La TV di oggi non è cambiata, basta accendere quel maledetto schermo che si trova in quasi tutte le stanze delle nostre case e ci accorgiamo immediatamente dell’infimo livello di ciò che viene trasmesso e dello scopo (o scoop?) per cui vengono allestite: attirare pubblico e quindi spot che significano fatturato. Ma quando un “pazzo” ha il coraggio di urlare in maniera esagitata che ha esaurito tutte le “cazzate” che ha detto fino a quel giorno e che tutto va male, tutto va a rotoli. “Abbiamo una crisi. Molti non hanno un lavoro, e chi ce l'ha vive con la paura di perderlo. Il potere d'acquisto del dollaro è zero. Le banche stanno fallendo, i negozianti hanno il fucile nascosto sotto il banco, i teppisti scorrazzano per le strade e non c'è nessuno che sappia cosa fare e non se ne vede la fine.

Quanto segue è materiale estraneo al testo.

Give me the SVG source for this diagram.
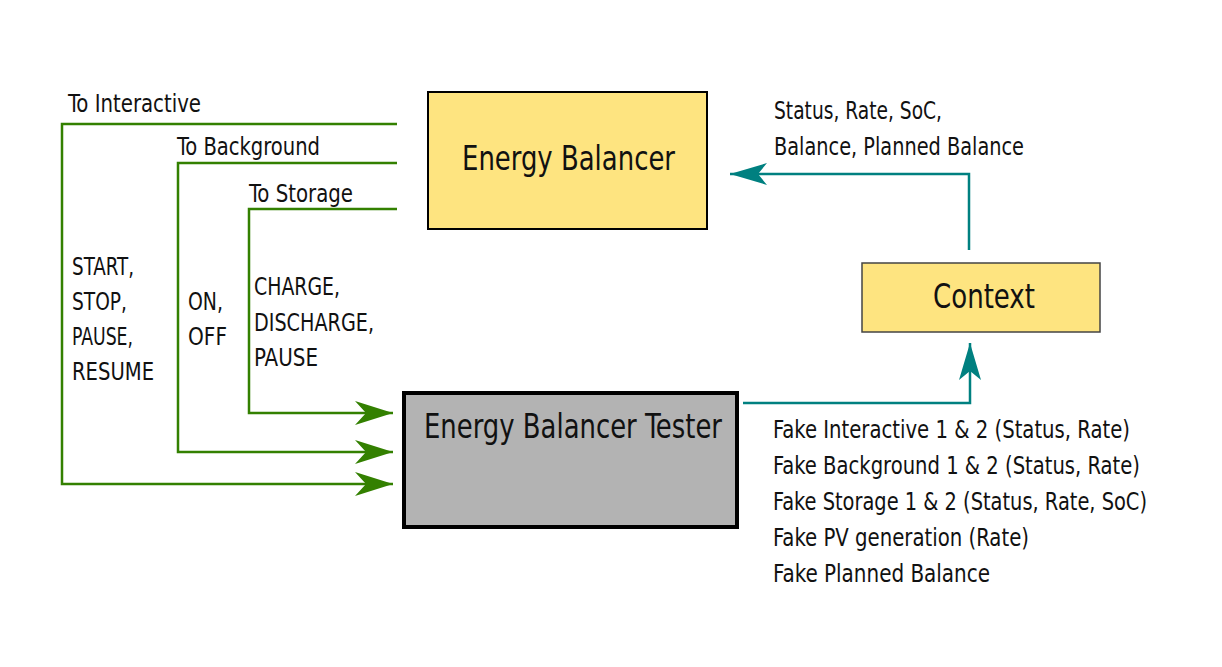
<svg xmlns="http://www.w3.org/2000/svg" width="1222" height="667" viewBox="0 0 1222 667">
<style>
text{font-family:"Liberation Sans Narrow","DejaVu Sans Condensed","Liberation Sans",sans-serif;fill:#111}
.s{font-size:25.5px}
.b{font-size:33px}
.g{fill:none;stroke:#338000;stroke-width:2.5}
.t{fill:none;stroke:#008080;stroke-width:2.5}
</style>
<defs>
<marker id="ag" viewBox="-40 -14 42 28" refX="0" refY="0" markerWidth="42" markerHeight="28" markerUnits="userSpaceOnUse" orient="auto">
<path d="M0,0 L-38,-12 L-27,0 L-38,12 Z" fill="#338000"/>
</marker>
<marker id="at" viewBox="-40 -14 42 28" refX="0" refY="0" markerWidth="42" markerHeight="28" markerUnits="userSpaceOnUse" orient="auto">
<path d="M0,0 L-37,-11 L-28,0 L-37,11 Z" fill="#008080"/>
</marker>
</defs>
<rect width="1222" height="667" fill="#fff"/>
<g id="connectors">
<path class="g" d="M397,124 H62 V484 H393" marker-end="url(#ag)"/>
<path class="g" d="M397,163 H178 V452 H393" marker-end="url(#ag)"/>
<path class="g" d="M397,209 H249 V413 H393" marker-end="url(#ag)"/>
<path class="t" d="M743,403 H970 V343" marker-end="url(#at)"/>
<path class="t" d="M969,250 V174 H730" marker-end="url(#at)"/>
<text class="s" x="68" y="112" textLength="133" lengthAdjust="spacingAndGlyphs">To Interactive</text>
<text class="s" x="177" y="155" textLength="143" lengthAdjust="spacingAndGlyphs">To Background</text>
<text class="s" x="249" y="202" textLength="104" lengthAdjust="spacingAndGlyphs">To Storage</text>
<text class="s" x="72" y="275" textLength="62" lengthAdjust="spacingAndGlyphs">START,</text>
<text class="s" x="72" y="310" textLength="55" lengthAdjust="spacingAndGlyphs">STOP,</text>
<text class="s" x="72" y="345" textLength="61" lengthAdjust="spacingAndGlyphs">PAUSE,</text>
<text class="s" x="72" y="380" textLength="82" lengthAdjust="spacingAndGlyphs">RESUME</text>
<text class="s" x="188" y="310" textLength="35" lengthAdjust="spacingAndGlyphs">ON,</text>
<text class="s" x="188" y="345" textLength="39" lengthAdjust="spacingAndGlyphs">OFF</text>
<text class="s" x="254" y="295" textLength="86" lengthAdjust="spacingAndGlyphs">CHARGE,</text>
<text class="s" x="254" y="331" textLength="120" lengthAdjust="spacingAndGlyphs">DISCHARGE,</text>
<text class="s" x="254" y="366" textLength="64" lengthAdjust="spacingAndGlyphs">PAUSE</text>
<text class="s" x="774" y="119" textLength="168" lengthAdjust="spacingAndGlyphs">Status, Rate, SoC,</text>
<text class="s" x="774" y="155" textLength="250" lengthAdjust="spacingAndGlyphs">Balance, Planned Balance</text>
<text class="s" x="773" y="438" textLength="357" lengthAdjust="spacingAndGlyphs">Fake Interactive 1 &amp; 2 (Status, Rate)</text>
<text class="s" x="773" y="474" textLength="367" lengthAdjust="spacingAndGlyphs">Fake Background 1 &amp; 2 (Status, Rate)</text>
<text class="s" x="773" y="510" textLength="374" lengthAdjust="spacingAndGlyphs">Fake Storage 1 &amp; 2 (Status, Rate, SoC)</text>
<text class="s" x="773" y="546" textLength="256" lengthAdjust="spacingAndGlyphs">Fake PV generation (Rate)</text>
<text class="s" x="773" y="582" textLength="217" lengthAdjust="spacingAndGlyphs">Fake Planned Balance</text>
</g>
<g id="energy-balancer">
<rect x="428" y="92" width="279" height="137" fill="#fee480" stroke="#000" stroke-width="2"/>
<text class="b" x="462" y="170" textLength="213" lengthAdjust="spacingAndGlyphs">Energy Balancer</text>
</g>
<g id="context">
<rect x="862" y="263" width="238" height="69" fill="#fee480" stroke="#444" stroke-width="1.5"/>
<text class="b" x="933" y="308" textLength="102" lengthAdjust="spacingAndGlyphs">Context</text>
</g>
<g id="tester">
<rect x="404" y="393" width="333" height="134" fill="#b3b3b3" stroke="#000" stroke-width="4"/>
<text class="b" x="424" y="438" textLength="298" lengthAdjust="spacingAndGlyphs">Energy Balancer Tester</text>
</g>
</svg>
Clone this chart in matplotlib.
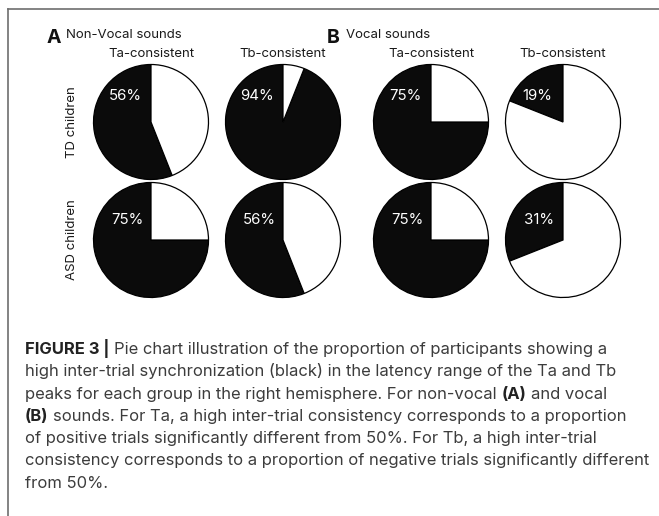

Sappiamo che l'aria ormai è irrespirabile e che il nostro cibo è immangiabile. Stiamo seduti a guardare la TV mentre il nostro telecronista locale ci dice che oggi ci sono stati 15 omicidi e 63 reati di violenza come se tutto questo fosse normale.” Sembra oggi (e il film è del ’76!) non solo per il contenuto ma anche perché inevitabilmente ci fa venire in mente i predicatori politici che vediamo più volte al giorno e tutti i giorni nella nostra TV.

 

Lumet è così spietatamente sarcastico che, mescolando spettacolo ed estremismo politico americano, ci fa assistere al monologo forse più importante del film, quando il magnate Arthur Jensen (finalmente un ruolo importante anche se breve per il bravo Ned Beatty) spiega che non esistono più popoli, razze e nazioni, perché da molto tempo esiste soltanto un Unico, un Solo Sistema di Sistemi: il Sistema Internazionale Valutario. Insomma non esiste più il concetto di DEMOCRAZIA ma esistono solo e soltanto le SOCIETA’ PER AZIONI. Punto. Da qui ne scaturisce tutto il resto.

 

Sidney Lumet ci ha servito un film raggelante, girato alla perfezione e senza pietismi, senza raggiri e i grandi attori che chiamò al suo servizio sono tutti eccezionali: dalla Dunaway di cui già detto, all’invecchiato William Holden, che magari potrà sembrare un tantino bolso per quel ruolo, al sempre eccellente Robert Duvall, allo strepitoso (non ci sono altri termini adatti) Peter Finch, che dà l’ennesima dimostrazione del suo enorme valore, una performance da brividi.

 

Questo film non ha età ed è un vero capolavoro come diversi altri del grande regista, che spesso, da “La parola ai giurati”, a “L'uomo del banco dei pegni”, a “La collina del disonore”, a “Quel pomeriggio di un giorno da cani” e tantissimi altri, per finire con il meraviglioso “Onora il padre e la madre” (che eredità ci ha lasciato!), ha mostrato la cattiveria dell’uomo e tanti personaggi borderline, ma sempre molto umani, quasi con una mano tesa a queste persone per far sì che lo spettatore sia in grado di comprendere i loro strampalati comportamenti. Grande, grande film, che l’American Film Institute ha giustamente inserito tra i migliori 100 film statunitensi di tutti i tempi.